● **WORK TO COMPLETE**
Pictures excluded, return the lines below from the first through the line holding "(c11) at (168,532)".

● **SUPPLIED RECORDS**
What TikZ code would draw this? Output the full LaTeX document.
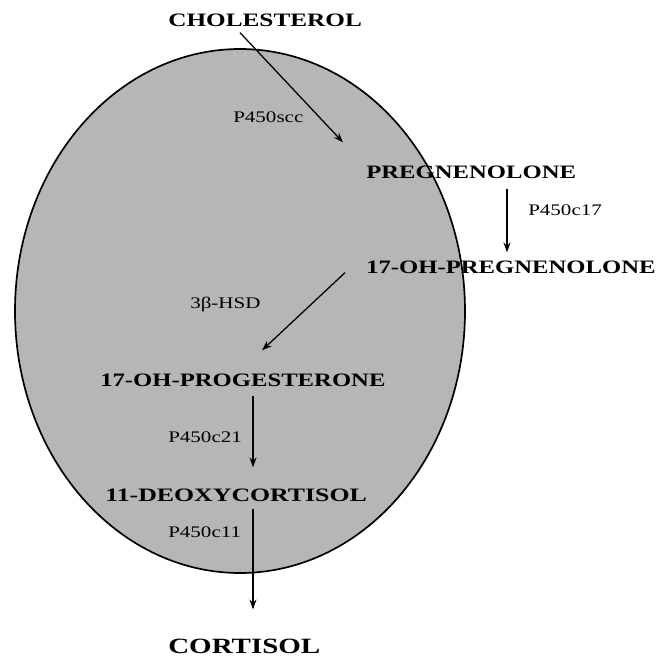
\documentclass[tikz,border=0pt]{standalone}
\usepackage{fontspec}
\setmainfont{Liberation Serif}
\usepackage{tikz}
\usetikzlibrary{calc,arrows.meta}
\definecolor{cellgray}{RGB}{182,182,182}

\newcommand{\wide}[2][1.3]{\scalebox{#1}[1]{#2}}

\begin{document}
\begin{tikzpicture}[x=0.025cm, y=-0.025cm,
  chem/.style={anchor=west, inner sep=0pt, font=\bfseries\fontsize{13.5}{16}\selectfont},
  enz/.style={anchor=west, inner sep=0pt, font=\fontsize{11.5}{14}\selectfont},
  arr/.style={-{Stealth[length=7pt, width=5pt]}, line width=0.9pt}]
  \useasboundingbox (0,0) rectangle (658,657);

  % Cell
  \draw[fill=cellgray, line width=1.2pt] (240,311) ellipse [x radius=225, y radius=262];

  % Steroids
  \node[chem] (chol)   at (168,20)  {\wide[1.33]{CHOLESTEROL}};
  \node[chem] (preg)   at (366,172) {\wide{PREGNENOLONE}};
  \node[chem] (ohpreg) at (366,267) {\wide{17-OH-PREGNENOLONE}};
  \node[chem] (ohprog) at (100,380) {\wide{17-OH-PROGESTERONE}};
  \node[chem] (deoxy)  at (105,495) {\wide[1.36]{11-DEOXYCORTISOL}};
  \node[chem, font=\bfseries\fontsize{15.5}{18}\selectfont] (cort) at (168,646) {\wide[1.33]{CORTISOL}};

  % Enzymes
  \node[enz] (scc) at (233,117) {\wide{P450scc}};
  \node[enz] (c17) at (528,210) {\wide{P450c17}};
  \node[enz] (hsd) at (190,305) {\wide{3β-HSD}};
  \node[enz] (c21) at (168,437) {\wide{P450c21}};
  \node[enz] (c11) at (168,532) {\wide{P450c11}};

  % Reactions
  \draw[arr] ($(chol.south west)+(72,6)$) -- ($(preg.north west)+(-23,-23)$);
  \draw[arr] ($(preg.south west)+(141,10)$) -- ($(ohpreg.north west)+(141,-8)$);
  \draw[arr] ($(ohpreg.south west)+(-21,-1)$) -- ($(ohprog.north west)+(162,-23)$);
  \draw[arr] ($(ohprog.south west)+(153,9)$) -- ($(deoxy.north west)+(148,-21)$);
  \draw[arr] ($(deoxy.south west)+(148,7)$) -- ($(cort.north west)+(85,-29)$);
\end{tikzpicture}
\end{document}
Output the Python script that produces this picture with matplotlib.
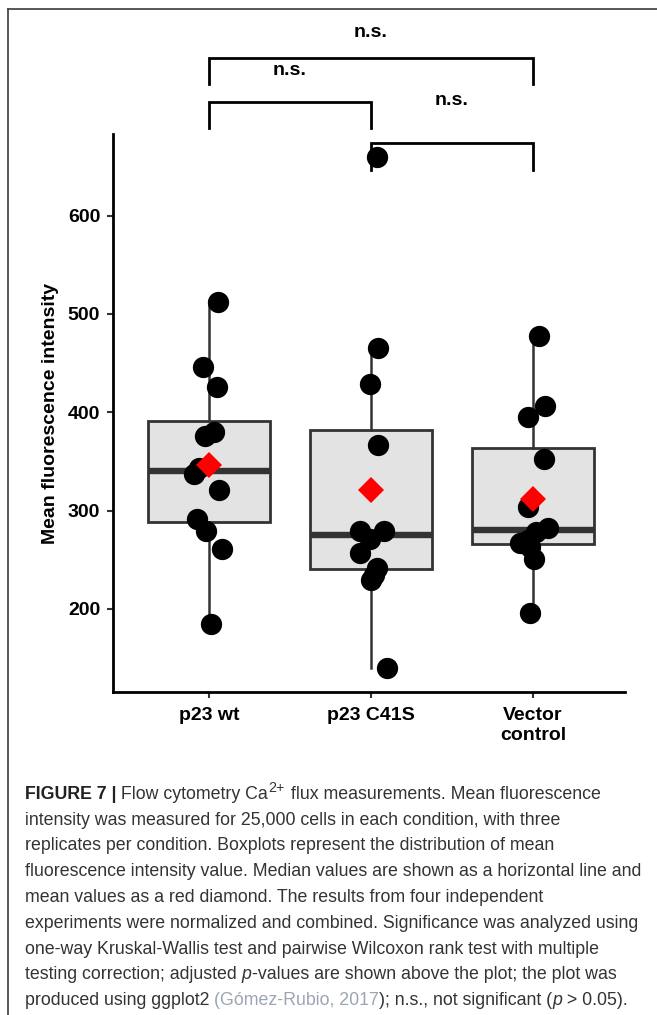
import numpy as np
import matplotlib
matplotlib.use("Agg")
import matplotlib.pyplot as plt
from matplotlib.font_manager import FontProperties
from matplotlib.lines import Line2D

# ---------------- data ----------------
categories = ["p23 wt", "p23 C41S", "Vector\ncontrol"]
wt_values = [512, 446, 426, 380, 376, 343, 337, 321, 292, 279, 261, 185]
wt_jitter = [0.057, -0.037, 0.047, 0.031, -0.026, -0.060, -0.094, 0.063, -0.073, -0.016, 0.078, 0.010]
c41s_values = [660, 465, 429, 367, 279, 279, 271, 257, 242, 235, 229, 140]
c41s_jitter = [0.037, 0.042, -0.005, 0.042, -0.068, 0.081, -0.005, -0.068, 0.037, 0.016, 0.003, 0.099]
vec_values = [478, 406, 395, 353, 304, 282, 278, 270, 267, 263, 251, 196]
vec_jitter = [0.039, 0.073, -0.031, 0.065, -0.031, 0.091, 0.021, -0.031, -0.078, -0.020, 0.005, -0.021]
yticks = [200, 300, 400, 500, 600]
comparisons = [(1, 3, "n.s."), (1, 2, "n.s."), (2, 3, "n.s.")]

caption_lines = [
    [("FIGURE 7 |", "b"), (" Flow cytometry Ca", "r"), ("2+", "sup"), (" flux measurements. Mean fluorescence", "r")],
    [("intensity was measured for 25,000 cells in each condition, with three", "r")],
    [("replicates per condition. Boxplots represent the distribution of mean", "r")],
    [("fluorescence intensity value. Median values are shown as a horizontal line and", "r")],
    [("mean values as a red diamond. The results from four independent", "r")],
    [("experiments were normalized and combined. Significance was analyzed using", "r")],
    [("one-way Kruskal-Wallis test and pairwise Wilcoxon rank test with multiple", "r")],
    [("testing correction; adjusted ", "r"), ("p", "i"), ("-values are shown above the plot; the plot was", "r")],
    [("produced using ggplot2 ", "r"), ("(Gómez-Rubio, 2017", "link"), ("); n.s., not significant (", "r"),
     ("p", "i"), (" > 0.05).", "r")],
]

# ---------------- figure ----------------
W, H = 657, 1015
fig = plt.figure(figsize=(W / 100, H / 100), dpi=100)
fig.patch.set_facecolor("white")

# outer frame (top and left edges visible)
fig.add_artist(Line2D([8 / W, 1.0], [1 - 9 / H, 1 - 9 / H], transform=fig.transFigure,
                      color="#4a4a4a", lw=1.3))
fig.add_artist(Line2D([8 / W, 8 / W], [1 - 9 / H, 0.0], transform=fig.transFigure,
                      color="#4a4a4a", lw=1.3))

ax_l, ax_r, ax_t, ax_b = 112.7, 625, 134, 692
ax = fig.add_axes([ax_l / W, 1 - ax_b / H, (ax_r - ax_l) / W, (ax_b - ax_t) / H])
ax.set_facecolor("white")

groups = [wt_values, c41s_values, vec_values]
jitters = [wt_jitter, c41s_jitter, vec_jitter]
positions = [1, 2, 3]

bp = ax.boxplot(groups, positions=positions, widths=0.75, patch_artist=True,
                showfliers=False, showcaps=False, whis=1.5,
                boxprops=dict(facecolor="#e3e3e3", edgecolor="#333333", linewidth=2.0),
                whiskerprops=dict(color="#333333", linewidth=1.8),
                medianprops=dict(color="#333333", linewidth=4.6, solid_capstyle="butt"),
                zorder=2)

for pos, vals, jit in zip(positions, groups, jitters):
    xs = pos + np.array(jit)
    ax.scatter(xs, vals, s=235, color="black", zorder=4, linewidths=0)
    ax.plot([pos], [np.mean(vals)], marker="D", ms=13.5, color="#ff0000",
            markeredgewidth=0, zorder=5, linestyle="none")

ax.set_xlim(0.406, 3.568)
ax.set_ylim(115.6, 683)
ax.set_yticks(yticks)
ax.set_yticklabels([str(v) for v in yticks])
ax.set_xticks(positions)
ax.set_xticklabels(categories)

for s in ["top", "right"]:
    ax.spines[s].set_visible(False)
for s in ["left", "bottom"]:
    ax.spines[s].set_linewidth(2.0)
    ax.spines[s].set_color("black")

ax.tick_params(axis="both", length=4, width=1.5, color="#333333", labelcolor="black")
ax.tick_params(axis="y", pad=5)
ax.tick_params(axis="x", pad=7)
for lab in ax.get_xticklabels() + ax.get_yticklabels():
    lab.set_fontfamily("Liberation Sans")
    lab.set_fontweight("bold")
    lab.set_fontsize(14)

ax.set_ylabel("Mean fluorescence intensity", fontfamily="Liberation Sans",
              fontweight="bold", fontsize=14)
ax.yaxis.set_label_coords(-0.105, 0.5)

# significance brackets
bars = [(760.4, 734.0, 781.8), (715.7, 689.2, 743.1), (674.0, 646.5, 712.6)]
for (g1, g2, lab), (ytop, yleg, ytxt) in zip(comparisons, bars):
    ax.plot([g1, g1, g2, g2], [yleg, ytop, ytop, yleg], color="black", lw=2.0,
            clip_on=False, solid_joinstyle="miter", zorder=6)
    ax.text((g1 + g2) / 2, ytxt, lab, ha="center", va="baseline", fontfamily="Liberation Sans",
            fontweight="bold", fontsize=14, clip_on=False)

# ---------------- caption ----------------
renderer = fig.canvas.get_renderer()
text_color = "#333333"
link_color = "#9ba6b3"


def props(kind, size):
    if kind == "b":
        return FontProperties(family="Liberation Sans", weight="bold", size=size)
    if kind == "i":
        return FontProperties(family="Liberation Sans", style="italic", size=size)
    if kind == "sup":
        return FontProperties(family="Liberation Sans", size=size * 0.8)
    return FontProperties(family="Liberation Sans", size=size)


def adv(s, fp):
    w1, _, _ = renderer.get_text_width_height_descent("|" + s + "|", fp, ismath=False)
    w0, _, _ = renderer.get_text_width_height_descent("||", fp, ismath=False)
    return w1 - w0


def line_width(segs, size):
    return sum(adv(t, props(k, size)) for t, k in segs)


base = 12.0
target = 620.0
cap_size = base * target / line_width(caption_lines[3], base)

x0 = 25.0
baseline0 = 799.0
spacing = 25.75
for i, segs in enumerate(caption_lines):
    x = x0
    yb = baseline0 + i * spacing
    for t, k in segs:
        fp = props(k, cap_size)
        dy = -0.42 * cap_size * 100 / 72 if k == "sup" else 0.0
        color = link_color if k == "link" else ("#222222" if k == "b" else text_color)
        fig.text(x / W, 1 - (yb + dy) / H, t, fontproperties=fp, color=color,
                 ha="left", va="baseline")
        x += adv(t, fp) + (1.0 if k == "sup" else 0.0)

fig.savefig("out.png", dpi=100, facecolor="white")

● **EXERCISE SOLUTION**
What TikZ code would draw this? Output the full LaTeX document.
\documentclass[tikz,border=0pt]{standalone}
\usepackage{fontspec}
\setmainfont{Liberation Serif}
\usepackage{tikz}
\usetikzlibrary{calc,arrows.meta}
\definecolor{cellgray}{RGB}{182,182,182}

\newcommand{\wide}[2][1.3]{\scalebox{#1}[1]{#2}}

\begin{document}
\begin{tikzpicture}[x=0.025cm, y=-0.025cm,
  chem/.style={anchor=west, inner sep=0pt, font=\bfseries\fontsize{13.5}{16}\selectfont},
  enz/.style={anchor=west, inner sep=0pt, font=\fontsize{11.5}{14}\selectfont},
  arr/.style={-{Stealth[length=7pt, width=5pt]}, line width=0.9pt}]
  \useasboundingbox (0,0) rectangle (658,657);

  % Cell
  \draw[fill=cellgray, line width=1.2pt] (240,311) ellipse [x radius=225, y radius=262];

  % Steroids
  \node[chem] (chol)   at (168,20)  {\wide[1.33]{CHOLESTEROL}};
  \node[chem] (preg)   at (366,172) {\wide{PREGNENOLONE}};
  \node[chem] (ohpreg) at (366,267) {\wide{17-OH-PREGNENOLONE}};
  \node[chem] (ohprog) at (100,380) {\wide{17-OH-PROGESTERONE}};
  \node[chem] (deoxy)  at (105,495) {\wide[1.36]{11-DEOXYCORTISOL}};
  \node[chem, font=\bfseries\fontsize{15.5}{18}\selectfont] (cort) at (168,646) {\wide[1.33]{CORTISOL}};

  % Enzymes
  \node[enz] (scc) at (233,117) {\wide{P450scc}};
  \node[enz] (c17) at (528,210) {\wide{P450c17}};
  \node[enz] (hsd) at (190,305) {\wide{3β-HSD}};
  \node[enz] (c21) at (168,437) {\wide{P450c21}};
  \node[enz] (c11) at (168,532) {\wide{P450c11}};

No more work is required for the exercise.